According to a Kaspersky report published today, the threat group has been employing new techniques to filter out invalid download requests since the start of 2022, when the group launched a new campaign against various targets in the Korean peninsula.
The new safeguards implemented by Kimsuky are so effective that Kaspersky reports an inability to acquire the final payloads even after they are successfully connected to the threat actor’s command and control server.
A multi-stage validation scheme
The attacks spotted by Kaspersky begin with a phishing email sent to politicians, diplomats, university professors, and journalists in North and South Korea.
Kaspersky was able to compile a list of potential targets thanks to retrieved C2 scripts containing partial email addresses of targets.
The emails contain a link that takes victims to a first-stage C2 server that checks and verifies a few parameters before delivering a malicious document. If the visitor doesn’t match the list of targets, they are served an innocuous document.
The parameters include the visitor’s email address, OS (Windows is valid), and the file “[who].txt” that’s dropped by the second-stage server.
At the same time, the visitor’s IP address is forwarded to the second-stage C2 server as a subsequent checking parameter.
The document dropped by the first-stage C2 contains a malicious macro that connects the victim to the second-stage C2, fetches the next-stage payload, and runs it with the mshta.exe process.
The payload is an .HTA file that also creates a scheduled task for auto-execution. Its function is to profile the victim by checking ProgramFiles folder paths, AV name, username, OS version, MS Office version, .NET framework version, and more.
The fingerprint result is stored in a string (“chnome”), a copy is sent to the C2, and a new payload is fetched and registered with a persistence mechanism.
The next payload is a VBS file that can take the victim to a legitimate blog or, if they’re valid targets, take them to the next payload-download phase.

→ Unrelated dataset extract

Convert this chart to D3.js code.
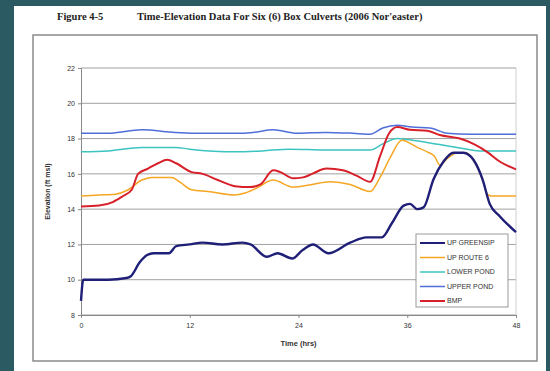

“Interestingly, this C2 script generates a blog address based on the victim’s IP address. After calculating the MD5 hash of the victim’s IP address, it cuts off the last 20 characters and turns it into a blog address,” details Kaspersky.
“The author’s intent here is to operate a dedicated fake blog for each victim, thereby decreasing the exposure of their malware and infrastructure.”
This is when the victim’s system is checked for the existence of the unusual “chnome” string, which was purposefully misspelled to serve as a unique validator that still doesn’t raise suspicions.
Unfortunately, Kaspersky couldn’t continue from here and fetch the next stage payload, so whether that would be the final one or if there were most validation steps remains unknown.
The campaign highlighted by Kaspersky illustrates the elaborate techniques employed by the Korean hackers to hinder analysis and make their tracking much harder.